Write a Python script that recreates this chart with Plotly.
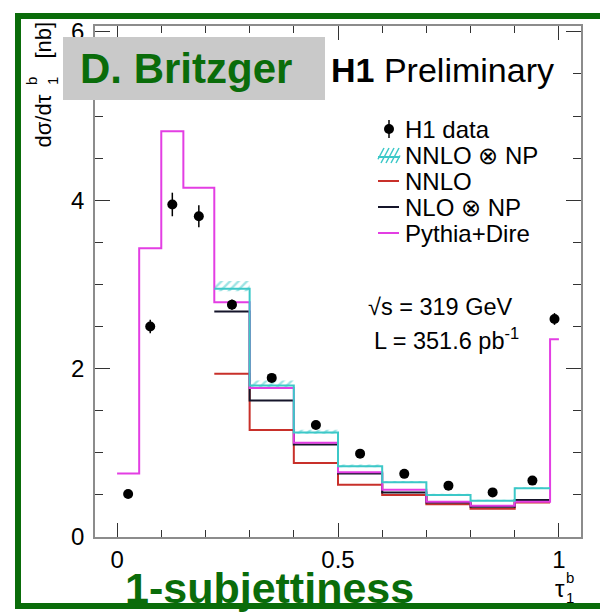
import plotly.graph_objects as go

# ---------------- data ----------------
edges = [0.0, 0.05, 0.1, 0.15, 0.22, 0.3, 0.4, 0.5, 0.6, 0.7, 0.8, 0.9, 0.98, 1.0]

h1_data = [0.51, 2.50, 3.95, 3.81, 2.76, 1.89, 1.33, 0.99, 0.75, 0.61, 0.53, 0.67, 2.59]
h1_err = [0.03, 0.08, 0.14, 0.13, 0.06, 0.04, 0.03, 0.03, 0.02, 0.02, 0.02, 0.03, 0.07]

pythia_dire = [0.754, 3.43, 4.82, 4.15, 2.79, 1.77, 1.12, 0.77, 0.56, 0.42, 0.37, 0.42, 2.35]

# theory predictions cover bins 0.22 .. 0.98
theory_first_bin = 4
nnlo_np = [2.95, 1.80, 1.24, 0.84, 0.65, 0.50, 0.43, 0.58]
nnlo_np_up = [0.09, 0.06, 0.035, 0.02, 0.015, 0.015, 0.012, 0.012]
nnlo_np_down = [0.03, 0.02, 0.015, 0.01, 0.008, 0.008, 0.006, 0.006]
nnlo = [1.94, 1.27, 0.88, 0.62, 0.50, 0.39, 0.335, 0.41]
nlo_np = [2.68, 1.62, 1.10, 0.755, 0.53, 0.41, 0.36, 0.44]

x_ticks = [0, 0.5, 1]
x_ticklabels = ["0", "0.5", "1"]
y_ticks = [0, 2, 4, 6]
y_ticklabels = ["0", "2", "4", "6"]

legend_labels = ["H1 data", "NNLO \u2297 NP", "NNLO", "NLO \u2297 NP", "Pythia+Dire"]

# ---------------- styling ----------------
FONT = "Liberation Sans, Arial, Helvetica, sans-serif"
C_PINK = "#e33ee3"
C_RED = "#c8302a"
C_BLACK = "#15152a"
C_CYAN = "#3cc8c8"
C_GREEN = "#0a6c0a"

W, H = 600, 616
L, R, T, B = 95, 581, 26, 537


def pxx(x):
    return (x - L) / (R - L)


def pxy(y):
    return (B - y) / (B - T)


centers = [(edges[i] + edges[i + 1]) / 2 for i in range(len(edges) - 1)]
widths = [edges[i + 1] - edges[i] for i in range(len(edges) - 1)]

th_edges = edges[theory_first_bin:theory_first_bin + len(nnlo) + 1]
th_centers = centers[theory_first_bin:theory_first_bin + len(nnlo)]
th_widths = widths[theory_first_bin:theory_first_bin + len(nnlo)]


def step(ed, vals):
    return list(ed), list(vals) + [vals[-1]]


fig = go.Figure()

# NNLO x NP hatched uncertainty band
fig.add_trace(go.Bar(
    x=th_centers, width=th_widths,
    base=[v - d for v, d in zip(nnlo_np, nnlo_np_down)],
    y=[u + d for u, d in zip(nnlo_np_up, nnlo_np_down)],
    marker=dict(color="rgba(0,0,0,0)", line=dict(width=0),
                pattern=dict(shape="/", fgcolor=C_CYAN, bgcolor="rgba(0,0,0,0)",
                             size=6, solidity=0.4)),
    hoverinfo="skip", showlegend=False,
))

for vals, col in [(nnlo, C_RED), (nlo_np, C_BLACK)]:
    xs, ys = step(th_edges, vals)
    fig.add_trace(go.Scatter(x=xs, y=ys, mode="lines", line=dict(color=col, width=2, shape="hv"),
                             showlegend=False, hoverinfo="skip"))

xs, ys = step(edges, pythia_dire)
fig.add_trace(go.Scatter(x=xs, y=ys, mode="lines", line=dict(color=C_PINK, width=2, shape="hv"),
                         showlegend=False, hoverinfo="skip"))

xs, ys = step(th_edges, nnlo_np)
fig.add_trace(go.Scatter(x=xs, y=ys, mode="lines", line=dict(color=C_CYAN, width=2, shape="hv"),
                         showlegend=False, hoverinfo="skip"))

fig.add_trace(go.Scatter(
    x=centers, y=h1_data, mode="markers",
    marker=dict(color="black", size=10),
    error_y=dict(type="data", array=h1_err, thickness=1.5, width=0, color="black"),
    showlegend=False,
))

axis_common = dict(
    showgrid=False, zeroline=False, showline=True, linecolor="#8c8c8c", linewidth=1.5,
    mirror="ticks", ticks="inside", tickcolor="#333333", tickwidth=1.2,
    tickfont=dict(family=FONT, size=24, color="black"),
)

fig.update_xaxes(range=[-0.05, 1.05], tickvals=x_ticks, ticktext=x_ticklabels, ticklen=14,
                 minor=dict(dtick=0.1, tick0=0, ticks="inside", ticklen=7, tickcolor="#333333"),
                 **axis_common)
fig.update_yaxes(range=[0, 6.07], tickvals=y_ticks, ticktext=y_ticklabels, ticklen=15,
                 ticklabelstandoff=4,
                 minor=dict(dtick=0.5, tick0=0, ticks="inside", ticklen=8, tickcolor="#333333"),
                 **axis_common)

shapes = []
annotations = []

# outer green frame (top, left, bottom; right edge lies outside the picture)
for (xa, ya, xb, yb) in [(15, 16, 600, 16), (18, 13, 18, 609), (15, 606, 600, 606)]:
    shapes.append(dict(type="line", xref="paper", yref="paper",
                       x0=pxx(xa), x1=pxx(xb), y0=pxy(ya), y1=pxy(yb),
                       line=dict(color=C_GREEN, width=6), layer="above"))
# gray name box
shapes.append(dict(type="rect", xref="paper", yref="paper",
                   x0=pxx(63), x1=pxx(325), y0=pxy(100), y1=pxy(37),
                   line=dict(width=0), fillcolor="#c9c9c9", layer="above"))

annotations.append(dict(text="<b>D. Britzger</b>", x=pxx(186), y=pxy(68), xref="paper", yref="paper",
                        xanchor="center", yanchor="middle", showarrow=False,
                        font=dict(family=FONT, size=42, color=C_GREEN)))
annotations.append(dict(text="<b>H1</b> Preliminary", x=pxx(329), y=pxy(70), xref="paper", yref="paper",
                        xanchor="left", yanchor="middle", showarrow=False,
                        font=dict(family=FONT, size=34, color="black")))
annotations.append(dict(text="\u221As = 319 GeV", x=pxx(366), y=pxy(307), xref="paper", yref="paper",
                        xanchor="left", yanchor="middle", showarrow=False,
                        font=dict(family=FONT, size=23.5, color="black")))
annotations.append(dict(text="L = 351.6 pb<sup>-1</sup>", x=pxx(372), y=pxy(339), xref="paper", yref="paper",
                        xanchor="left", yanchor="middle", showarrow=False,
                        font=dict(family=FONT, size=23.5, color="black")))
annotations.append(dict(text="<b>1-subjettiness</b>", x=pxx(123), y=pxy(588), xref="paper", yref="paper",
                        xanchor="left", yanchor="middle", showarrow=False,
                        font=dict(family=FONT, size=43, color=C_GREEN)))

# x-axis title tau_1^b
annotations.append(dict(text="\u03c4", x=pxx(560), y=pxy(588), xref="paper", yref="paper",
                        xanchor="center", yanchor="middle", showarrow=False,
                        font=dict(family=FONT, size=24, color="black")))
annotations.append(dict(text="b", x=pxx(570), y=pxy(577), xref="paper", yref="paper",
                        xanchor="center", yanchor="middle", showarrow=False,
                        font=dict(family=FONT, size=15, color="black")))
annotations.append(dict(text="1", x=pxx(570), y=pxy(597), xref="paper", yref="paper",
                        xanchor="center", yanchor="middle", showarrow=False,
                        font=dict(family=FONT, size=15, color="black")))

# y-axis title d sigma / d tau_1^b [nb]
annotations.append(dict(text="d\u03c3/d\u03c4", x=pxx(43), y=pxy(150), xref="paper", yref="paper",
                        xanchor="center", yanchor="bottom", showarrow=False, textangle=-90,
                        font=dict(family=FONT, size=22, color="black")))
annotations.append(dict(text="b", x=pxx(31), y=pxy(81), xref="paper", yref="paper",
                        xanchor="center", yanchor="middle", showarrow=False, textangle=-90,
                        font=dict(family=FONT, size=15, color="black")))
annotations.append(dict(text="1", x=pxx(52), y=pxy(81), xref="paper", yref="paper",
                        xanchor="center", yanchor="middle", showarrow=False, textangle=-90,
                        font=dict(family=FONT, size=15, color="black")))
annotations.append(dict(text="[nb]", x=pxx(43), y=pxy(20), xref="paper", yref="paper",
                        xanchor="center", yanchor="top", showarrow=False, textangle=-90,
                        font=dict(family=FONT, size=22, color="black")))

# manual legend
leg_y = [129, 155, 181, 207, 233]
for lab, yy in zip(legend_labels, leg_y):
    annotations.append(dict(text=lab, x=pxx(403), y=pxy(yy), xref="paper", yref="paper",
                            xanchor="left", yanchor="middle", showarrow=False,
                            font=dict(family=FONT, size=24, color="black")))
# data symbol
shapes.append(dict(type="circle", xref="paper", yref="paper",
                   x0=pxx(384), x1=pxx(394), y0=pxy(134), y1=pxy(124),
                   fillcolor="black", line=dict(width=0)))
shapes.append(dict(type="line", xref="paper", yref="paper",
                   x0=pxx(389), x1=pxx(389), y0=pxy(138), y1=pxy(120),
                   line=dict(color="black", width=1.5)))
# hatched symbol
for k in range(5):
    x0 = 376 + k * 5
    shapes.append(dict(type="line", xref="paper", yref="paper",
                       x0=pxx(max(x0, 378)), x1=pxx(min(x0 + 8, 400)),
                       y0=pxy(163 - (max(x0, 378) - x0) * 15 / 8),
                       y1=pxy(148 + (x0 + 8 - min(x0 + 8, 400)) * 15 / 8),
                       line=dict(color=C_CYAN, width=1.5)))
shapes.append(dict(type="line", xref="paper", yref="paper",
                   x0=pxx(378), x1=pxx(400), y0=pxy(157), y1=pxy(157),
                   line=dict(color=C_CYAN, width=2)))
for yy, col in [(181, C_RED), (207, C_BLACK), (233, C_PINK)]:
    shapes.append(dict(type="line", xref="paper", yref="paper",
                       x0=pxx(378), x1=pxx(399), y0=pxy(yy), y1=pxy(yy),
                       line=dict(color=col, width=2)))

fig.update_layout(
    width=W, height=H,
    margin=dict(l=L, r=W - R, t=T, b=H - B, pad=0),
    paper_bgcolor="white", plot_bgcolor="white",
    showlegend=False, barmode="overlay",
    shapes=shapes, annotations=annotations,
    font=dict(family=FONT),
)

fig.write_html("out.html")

**The problem**
Leave out the pictures, then repeat the listing above exactly from its first line to the line with "0.9, 0.98, 1.0]", inclusive.

**Complete output**
Write a Python script that recreates this chart with Plotly.
import plotly.graph_objects as go

# ---------------- data ----------------
edges = [0.0, 0.05, 0.1, 0.15, 0.22, 0.3, 0.4, 0.5, 0.6, 0.7, 0.8, 0.9, 0.98, 1.0]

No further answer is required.